A 22-year-old Irish woman who was left in intensive care after being struck by a car in Sicily last October could soon be returning home, her father has said.
Hannah Leonard from Co Wicklow was training for the Dublin City Marathon when the incident occurred at a pedestrian crossing on the Italian island.
She suffered brain injuries and underwent an initial surgery where a piece of her skull was removed in order to access her brain and relieve the pressure.
“There’s finally a light at the end of the tunnel,” Kevin Leonard said. “It looks like within the next week or two we will be able to get her on a plane and bring her back to Beaumont to start her recovery journey in Ireland.”
Speaking on RTÉ’s Today with Claire Byrne, he said that “things are lining up at home” and they are keen to help her progress.
“Hannah is sort of at a stage now where she needs to start interacting with therapists and people to get her moving. The aim of the ICU is to keep her alive and save her life and that’s what they did.

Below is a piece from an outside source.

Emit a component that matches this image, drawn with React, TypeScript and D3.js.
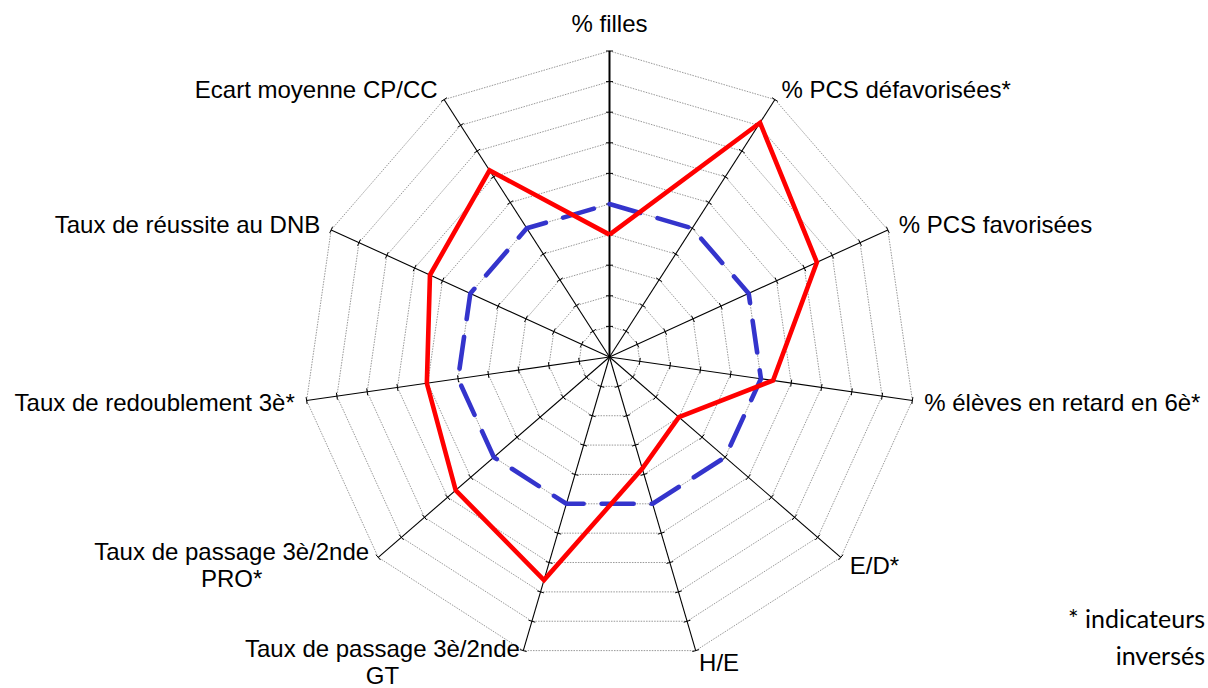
import React, { useEffect, useRef } from "react";
import * as d3 from "d3";

const categories: string[][] = [
  ["% filles"],
  ["% PCS défavorisées*"],
  ["% PCS favorisées"],
  ["% élèves en retard en 6è*"],
  ["E/D*"],
  ["H/E"],
  ["Taux de passage 3è/2nde", "GT"],
  ["Taux de passage 3è/2nde", "PRO*"],
  ["Taux de redoublement 3è*"],
  ["Taux de réussite au DNB"],
  ["Ecart moyenne CP/CC"],
];

const seriesEtab: number[] = [4.0, 9.1, 7.45, 5.4, 3.0, 3.8, 7.6, 6.65, 6.03, 6.45, 7.25];
const seriesRef: number[] = [5, 5, 5, 5, 5, 5, 5, 5, 5, 5, 5];
const ringValues: number[] = [1, 2, 3, 4, 5, 6, 7, 8, 9, 10];
const footnote: string[] = ["* indicateurs", "inversés"];

const W = 1208;
const H = 688;
const CX = 609.5;
const CY = 357;
const R = 306;

export default function App() {
  const ref = useRef<SVGSVGElement | null>(null);

  useEffect(() => {
    const svg = d3.select(ref.current);
    svg.selectAll("*").remove();
    const n = categories.length;
    const r = d3.scaleLinear().domain([0, 10]).range([0, R]);
    const ang = d3.scaleLinear().domain([0, n]).range([0, 2 * Math.PI]);
    const pt = (i: number, v: number): [number, number] => {
      const a = ang(i);
      return [CX + r(v) * Math.sin(a), CY - r(v) * Math.cos(a)];
    };
    const g = svg.append("g");

    // rings
    ringValues.forEach((v) => {
      const pts = d3.range(n).map((i) => pt(i, v));
      g.append("path")
        .attr("d", d3.line()(pts.concat([pts[0]])) as string)
        .attr("fill", "none")
        .attr("stroke", "#8c8c8c")
        .attr("stroke-width", 0.9)
        .attr("stroke-dasharray", "1.5 1.2");
    });

    // axes + ticks
    d3.range(n).forEach((i) => {
      const [x1, y1] = pt(i, 10);
      g.append("line")
        .attr("x1", CX).attr("y1", CY).attr("x2", x1).attr("y2", y1)
        .attr("stroke", "#000")
        .attr("stroke-width", i === 0 ? 2 : 1.1);
      const a = ang(i);
      const px = Math.cos(a), py = Math.sin(a);
      ringValues.forEach((v) => {
        const [x, y] = pt(i, v);
        g.append("line")
          .attr("x1", x - px * 3.5).attr("y1", y - py * 3.5)
          .attr("x2", x + px * 3.5).attr("y2", y + py * 3.5)
          .attr("stroke", "#000").attr("stroke-width", 1);
      });
    });

    // series
    const ptsRef = seriesRef.map((v, i) => pt(i, v));
    g.append("path")
      .attr("d", d3.line()(ptsRef.concat([ptsRef[0]])) as string)
      .attr("fill", "none")
      .attr("stroke", "#3434CC")
      .attr("stroke-width", 4.6)
      .attr("stroke-linecap", "round")
      .attr("stroke-linejoin", "round")
      .attr("stroke-dasharray", "32 18");

    const ptsEtab = seriesEtab.map((v, i) => pt(i, v));
    g.append("path")
      .attr("d", d3.line()(ptsEtab.concat([ptsEtab[0]])) as string)
      .attr("fill", "none")
      .attr("stroke", "#FF0000")
      .attr("stroke-width", 4.6)
      .attr("stroke-linejoin", "miter");

    // labels
    const fontFam = "'Liberation Sans', Arial, sans-serif";
    categories.forEach((lines, i) => {
      const [lx, ly] = pt(i, 10 + 12 / R * 10);
      const t = g.append("text")
        .attr("font-family", fontFam)
        .attr("font-size", 24)
        .attr("fill", "#000");
      if (i === 0) {
        t.attr("x", lx).attr("y", 32).attr("text-anchor", "middle").text(lines[0]);
        return;
      }
      const right = i <= 5;
      const lh = 27;
      const y0 = ly - ((lines.length - 1) * lh) / 2;
      if (lines.length === 1) {
        t.attr("x", lx).attr("y", y0).attr("dy", "0.35em")
          .attr("text-anchor", right ? "start" : "end").text(lines[0]);
      } else {
        const tmp = g.append("text").attr("font-family", fontFam).attr("font-size", 24).text(lines[0]);
        const w = (tmp.node() as SVGTextElement).getComputedTextLength();
        tmp.remove();
        const mx = right ? lx + w / 2 : lx - w / 2;
        lines.forEach((s, k) => {
          t.append("tspan").attr("x", mx).attr("y", y0 + k * lh).attr("dy", "0.35em")
            .attr("text-anchor", "middle").text(s);
        });
      }
    });

    // footnote
    footnote.forEach((s, k) => {
      g.append("text")
        .attr("x", 1205).attr("y", 628 + k * 37)
        .attr("text-anchor", "end")
        .attr("font-family", "Lato, 'Open Sans', sans-serif")
        .attr("font-size", 25)
        .attr("fill", "#000")
        .text(s);
    });
  }, []);

  return (
    <svg
      ref={ref}
      width={W}
      height={H}
      style={{ position: "absolute", left: 0, top: 0, display: "block", background: "#fff" }}
    />
  );
}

“They’re not physiotherapists, occupational therapists, speech therapists, they are there to keep her alive and they are keen as well [for her to return to Ireland] – not that they want to get rid of her – because they have said Hannah can stay here as long as she needs to because they have accepted her.”
Mr Leonard said that his daughter could not be moved until her condition improved and that a bacterial infection delayed that.
“We had thought, or hoped, it was going to clear quickly. In the end it actually took five weeks for that infection to clear,” he said.
“And then we had to wait for the prosthetic, the new piece of skull, to arrive, which then delayed things a little bit further. All in all, it was the week before Christmas that she was finally able to get the surgery once everything had settled down.
“Now that she’s had the surgery, she looks like Hannah again. There’s no longer the dip in her skull, she is moving her body a lot more than she used to,” he said.
Mr Leonard said that the infection had slowed his daughter’s responses but that “she’s slowly, very slowly coming around and time will tell just where she gets to with those reactions and interactions with people.”
He said that she has had “some reaction to pain” and they are seeing facial and mouth movements from her.
Mr Leonard said that the Health Service Executive has been assisting “with the logistical side” of his daughter’s return, but that the family is “still still uncertain as to whether or not we’ll have to cover those costs” as it was discovered that she did not have travel insurance to cover the costs of returning home.
“The costs are considerable to essentially rent a private plane for a day with an intensive care doctor and intensive care nurse on the plane as well,” said Mr Leonard.
“We’re still looking at how the costs will be covered but then we have been very fortunate in the support that Hannah has received in the GoFundMe page that my brother set up for her. Thankfully, the money is there to get her home if we need to dip into those finances.”
He said that it was “a long-term injury” and that “there will be a lot of future costs associated with Hannah and her condition”.
“Hannah’s got a long journey to go and we still don’t know where she will land once that journey is finished. Within that journey is going to be a lot of therapy, a lot of care, there’ll probably need to be adjustments made to our house, we’ll probably have to get specialist equipment,” he said.